I doubt that. They may turn on and off the appearance of empathy. But real empathy* would not serve a psychopath too well.
I have an ex husband with some less than lovely personal traits. Genes being what they are, he passed a few on to our children. So I have long had a keen interest in understanding constructive uses for less than lovely traits.
My ex was a soldier who served his country for more than 2 decades and was honorably discharged. He is an honorable man. But he's not very warm-fuzzy.
* "Empathy has many different definitions that encompass a broad range of emotional states, including caring for other people and having a desire to help them..."
There's nothing inherently wrong with being a psychopath. The problem is that they tend to be extremely manipulative and selfish. Of course, if someone identifies "self" with some larger social project or humanistic goal, then manipulating people into achieving this goal can be an incredibly valuable skill.
"Of course, if someone identifies "self" with some larger social project or humanistic goal"

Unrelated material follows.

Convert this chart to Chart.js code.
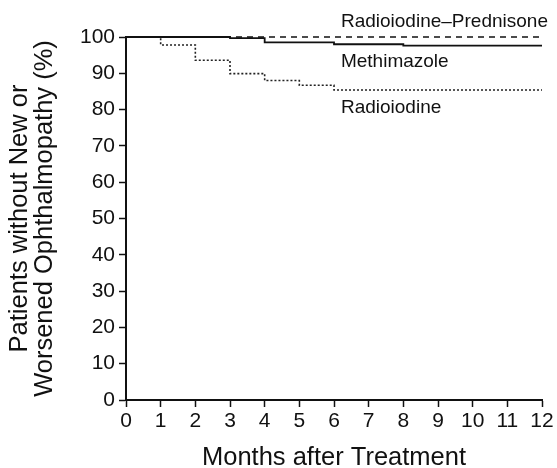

Such people can be the worst of all. They would have no compunction against mass slaughter. Utopianism in general has led to great evil because it is inherently unrealistic, and because it defines itself as the paramount good, surpassing all other goals, it can be used to rationalize very evil acts.
Seems accurate in this case, no? The title sets you up to expect to read a profile of an individual doing some interesting research, and that's pretty much exactly what we got.
My review of it can be found here: http://www.tjradcliffe.com/?p=1605
Short version: Baumesiter focuses on data, not imaginary scenarios, which he correctly identifies as profoundly misleading (which should be no surprise to anyone paying attention to the past 300 years of scientific history, which has basically been a monotonous repetition of "Your imagination is a terrible tool for knowing reality"). He defines and rejects the imaginary "myth of pure evil" and investigates empirically what causes evil and how it works in the real--not the imaginary--world.
The causes he identifies are fragile egotism, material gain, utopian idealism, and sadism (the last is the least, accounting for perhaps 5% of evil acts.) He backs his claims with data, not imagination, and anyone arguing against him must bring far more than "it just makes sense to me" as a counter.
I can't recommend this book enough. Is it the last word on the subject? Of course not: it is science, and therefore open-ended. But it is so much better than almost anything else you will read on evil that complaining about its shortcomings looks silly. It is certainly vastly better than the purely imaginary accounts of evil found in the Bible or the Quran or "A Treatise on Human Nature", to the extent that they are incidently but convincingly shown to be completely irrelevant as practical guides to human behaviour.